Appendix. Description of the Sheffield Dynamic Global Vegetation Model (SDGVM)
The SDGVM is a generalised global-scale model that predicts vegetation structure and dynamics from input data of climate, [CO2] and soil texture. The basic processes and assumptions in the SDGVM are outlined in Cramer et al. (2001). The SDGVM requires input data of climate, [CO2] and soil texture. The climate data are monthly mean and minimum temperatures, water vapour pressure deficit, precipitation and cloudiness. The physiology and biophysical module simulates carbon and water fluxes from vegetation (Woodward et al., 1995) with water and nutrient supply defined by the water and nutrient flux module. The soil module incorporates the Century soil model of carbon and nitrogen dynamics (Parton et al., 1993), with a model of plant water uptake. Eight soil carbon and nitrogen pools are modeled: surface and soil structural material, active soil organic matter, surface microbes, surface and soil metabolic material, slow and passive soil organic material.
The carbon and nitrogen dynamics are described by linear autonomous differential equations with parameters that depend on soil texture, temperature, precipitation, humidity, soil moisture, water flow, potential evapotranspiration and litter. These variables are held constant over a given period and the differential equations are solved by standard means for these conditions. The set of parameters is updated at each successive period, and the carbon calculation is advanced using the final state in the previous period as the initial state in the current period. These equations are solved each month. The organic nitrogen flows are equal to the product of the carbon flow and the nitrogen to carbon ratio of the state variable that receives the carbon (Parton et al., 1993). The carbon to nitrogen ratios of the soil state variables receiving the flow of carbon, are linear functions of the mineral nitrogen pool. The mineral nitrogen pool is an additional pool, which stores surplus nitrogen. The dynamics imposed by the linear functions ensure that this pool is always positive.

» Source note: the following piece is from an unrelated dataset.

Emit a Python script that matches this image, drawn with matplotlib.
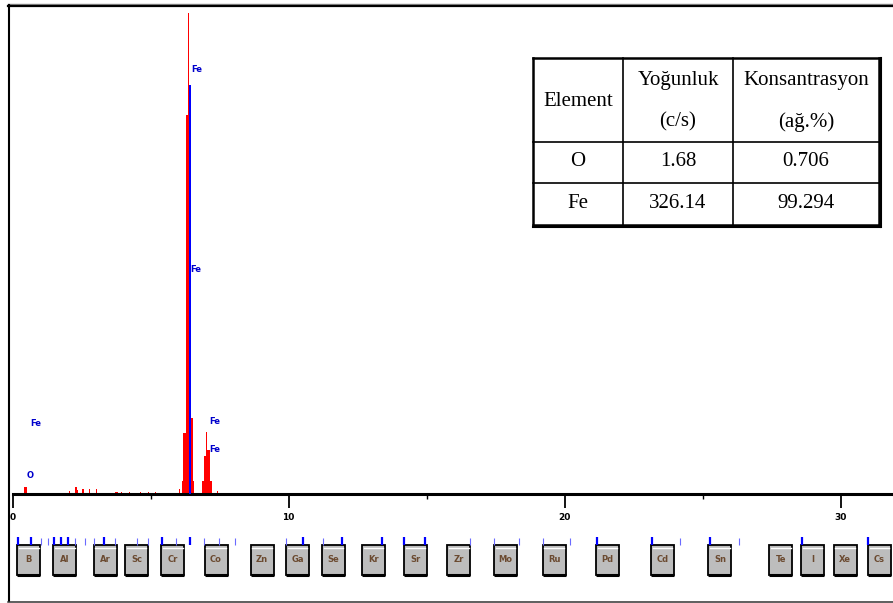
import matplotlib
matplotlib.use("Agg")
import matplotlib.pyplot as plt
from matplotlib.patches import Rectangle

# EDS spectrum - red counts (energy keV, counts, bar width keV)
red_kev = [0.46, 2.05, 2.29, 2.36, 2.55, 2.80, 3.03, 3.76, 3.93, 4.25, 4.64, 4.92, 5.18,
           6.06, 6.36, 6.26, 6.34, 6.38, 6.50,
           7.04, 7.05, 7.11, 7.03, 7.41]
red_cnt = [7, 3, 7, 4, 5, 5, 5, 2.5, 2.5, 2.5, 2.5, 2.5, 2.5,
           5, 13, 61, 379, 481, 76,
           13, 38, 44, 62, 3]
red_wid = [0.09, 0.04, 0.06, 0.05, 0.06, 0.04, 0.04, 0.11, 0.04, 0.04, 0.04, 0.04, 0.04,
           0.04, 0.43, 0.16, 0.12, 0.04, 0.05,
           0.38, 0.21, 0.10, 0.04, 0.04]

# fitted Fe K-alpha line (blue)
blue_kev = [6.43]
blue_cnt = [409]
blue_wid = [0.095]

# peak labels
peak_names = ["Fe", "Fe", "Fe", "Fe", "Fe", "O"]
peak_kev = [6.46, 6.43, 7.12, 7.12, 0.63, 0.51]
peak_cnt = [424, 225, 72, 45, 70, 19]

major_ticks = [0, 10, 20, 30]
minor_ticks = [5, 15, 25]

# periodic table buttons under the axis
buttons = ["B", "Al", "Ar", "Sc", "Cr", "Co", "Zn", "Ga", "Se", "Kr", "Sr",
           "Zr", "Mo", "Ru", "Pd", "Cd", "Sn", "Te", "I", "Xe", "Cs"]
button_kev = [0.59, 1.89, 3.35, 4.49, 5.81, 7.37, 9.04, 10.32, 11.63, 13.08, 14.60,
              16.17, 17.86, 19.62, 21.55, 23.55, 25.63, 27.84, 28.98, 30.16, 31.41]

# KLM line markers
strong_lines = [0.21, 0.67, 1.50, 1.75, 2.02, 3.32, 5.42, 6.44, 10.53, 11.95,
                13.40, 14.19, 14.94, 21.16, 23.16, 25.27, 28.59, 30.98]
weak_lines = [1.04, 1.27, 2.27, 2.61, 2.96, 3.70, 4.50, 4.92, 5.91, 6.92, 7.47,
              8.05, 9.89, 11.24, 16.57, 17.43, 18.34, 19.23, 20.18, 24.18, 26.32]

# result table
col_heads = [["Element"], ["Yoğunluk", "(c/s)"], ["Konsantrasyon", "(ağ.%)"]]
rows = [["O", "1.68", "0.706"],
        ["Fe", "326.14", "99.294"]]

W, H = 893, 603
fig = plt.figure(figsize=(W / 100, H / 100), dpi=100)
fig.patch.set_facecolor("white")

x0 = 12.6
kev_max = (W - x0) / 27.6

# spectrum axes
ax = fig.add_axes([x0 / W, 109 / H, (W - x0) / W, 489 / H])
ax.bar(red_kev, red_cnt, width=red_wid, color="#ff0000", linewidth=0, zorder=2)
ax.bar(blue_kev, blue_cnt, width=blue_wid, color="#0000ff", linewidth=0, zorder=3)
for name, k, c in zip(peak_names, peak_kev, peak_cnt):
    ax.text(k, c, name, color="#0000cc", fontsize=6, fontweight="bold",
            ha="left", va="center", zorder=4)
ax.set_xlim(0, kev_max)
ax.set_ylim(0, 489)
for s in ["top", "left", "right"]:
    ax.spines[s].set_visible(False)
ax.spines["bottom"].set_linewidth(2.2)
ax.set_yticks([])
ax.set_xticks(major_ticks)
ax.set_xticks(minor_ticks, minor=True)
ax.set_xticklabels([str(t) for t in major_ticks], fontsize=6.5, fontweight="bold")
ax.tick_params(axis="x", which="major", direction="out", length=10, width=1.3, pad=4)
ax.tick_params(axis="x", which="minor", direction="out", length=3.5, width=1)
ax.patch.set_alpha(0)

# button strip, y in pixel rows
kax = fig.add_axes([x0 / W, 0, (W - x0) / W, 109 / H])
kax.set_xlim(0, kev_max)
kax.set_ylim(H, 494)
kax.axis("off")
bw = 23 / 27.6
kax.vlines(weak_lines, 538, 545, color="#6a6aff", lw=0.8)
kax.vlines(strong_lines, 537, 545, color="#0000ff", lw=1.6)
for name, k in zip(buttons, button_kev):
    kax.add_patch(Rectangle((k - bw / 2, 545), bw, 30, facecolor="#bdbdbd",
                            edgecolor="black", lw=1.3))
    kax.plot([k - bw / 2, k + bw / 2], [574.5, 574.5], color="black", lw=2.2,
             solid_capstyle="butt")
    kax.plot([k - bw / 2 + 0.06, k + bw / 2 - 0.06], [547.5, 547.5], color="white", lw=1)
    kax.text(k, 560, name, fontsize=6, fontweight="bold", color="#6b4a30",
             ha="center", va="center")

# overlay in pixel coords: frame and table
ov = fig.add_axes([0, 0, 1, 1])
ov.set_xlim(0, W)
ov.set_ylim(H, 0)
ov.axis("off")
ov.patch.set_alpha(0)
ov.plot([8, W], [3.5, 3.5], color="#888888", lw=1)
ov.plot([8, W], [5.5, 5.5], color="black", lw=1.6)
ov.plot([9, 9], [5, 601], color="black", lw=1.5)
ov.plot([8, W], [601.5, 601.5], color="#333333", lw=1.1)

# table grid
tx = [533, 623, 733, 879]
ty = [58, 142, 183, 225]
ov.add_patch(Rectangle((tx[0], ty[0]), tx[-1] - tx[0], ty[-1] - ty[0],
                       facecolor="white", edgecolor="none", zorder=1))
for xv in tx:
    lw = 1.8 if xv in (tx[0], tx[-1]) else 1.2
    ov.plot([xv, xv], [ty[0], ty[-1]], color="black", lw=lw, zorder=2)
for yv in ty:
    lw = 1.8 if yv in (ty[0], ty[-1]) else 1.2
    ov.plot([tx[0], tx[-1]], [yv, yv], color="black", lw=lw, zorder=2)
ov.plot([tx[0], tx[-1] + 1], [ty[-1] + 1.5, ty[-1] + 1.5], color="black", lw=1.5, zorder=2)
ov.plot([tx[-1] + 1.5, tx[-1] + 1.5], [ty[0], ty[-1] + 1.5], color="black", lw=1.5, zorder=2)

tfont = dict(family="Liberation Serif", fontsize=15, color="black",
             ha="center", va="center", zorder=3)
centers = [(tx[i] + tx[i + 1]) / 2 for i in range(3)]
for cx, head in zip(centers, col_heads):
    if len(head) == 1:
        ov.text(cx, 102, head[0], **tfont)
    else:
        ov.text(cx, 81, head[0], **tfont)
        ov.text(cx, 122, head[1], **tfont)
for ry, row in zip([161, 203], rows):
    for cx, val in zip(centers, row):
        ov.text(cx, ry, val, **tfont)

fig.savefig("out.png", dpi=100)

Water fluxes are modelled using a ‘bucket’ model. The model is composed of four buckets: one thin (5 cm) layer at the surface and three buckets of equal depth, which make up the remainder of the soil layer. The depth of the total soil layer is set to a default of 1 m. The effects of bare soil evaporation, sublimation, transpiration and interception (each of which represents a loss of water available to the vegetation system) are incorporated into the model.
The primary productivity model simulates canopy CO2 and water vapour exchange and nitrogen uptake and partitioning within the canopy. Nitrogen uptake is linked directly with the Century soil model, which simulates the turnover of carbon and nitrogen in plant litter, of differing ages and depths within the soil, in addition to soil water status.
The primary productivity model determines the assimilated carbon available for the growth of plant leaves, stems and roots. The plant structure and phenology module defines the vegetation leaf area index and the vegetation phenology. Leaf phenology is defined by temperature thresholds for cold deciduous vegetation and by drought duration for drought deciduous vegetation (Cramer et al., 2001).
The vegetation dynamics module (Cramer et al., 2001; Woodward et al., 2001) simulates the establishment, growth, competition and mortality of plant functional types (evergreen and deciduous broad leaved and needle leaved trees, grasses with the C4 photosynthetic metabolisms and C3 grasses and shrubs). Functional types of plants compete for light and soil water and all suffer random mortality that increases with age. The densities (plants per unit area), heights and ages of all of the functional types, except grasses, are simulated at the finest spatial resolution (pixel) of the model. A fire module, based on temperature and precipitation, burns a fraction of the smallest pixel of study (Woodward et al., 2001). The fire model simulates disturbance by fire for a small fraction of the pixel. It is assumed that 80% of above-ground carbon and nitrogen are lost as a consequence of the fire and fire only occurs when, in effect, leaf litter reaches a critical point of dryness, at which point fire will occur at a random time and for a random subset of the pixel (Woodward et al., 2001).
The SDGVM simulations start from a soil, defined by texture and depth, climate and atmospheric CO2 concentration. Therefore there is a necessary initialisation stage in which the soil carbon and nitrogen storage of the soil is determined, with the appropriate vegetation for the simulated climate. The model initialisation is determined by running with a repeated and random selection of annual climates from 1901 to 1920. The soil carbon and nitrogen values are first determined by solving Century analytically. Then the model is run until the vegetation structure is at equilibrium, typically after, at most 500 yr. When initialisation is completed the SDGVM then simulates vegetation for the whole climate series. Fire was simulated from the same initial values as the fire-off simulation for the 20th century.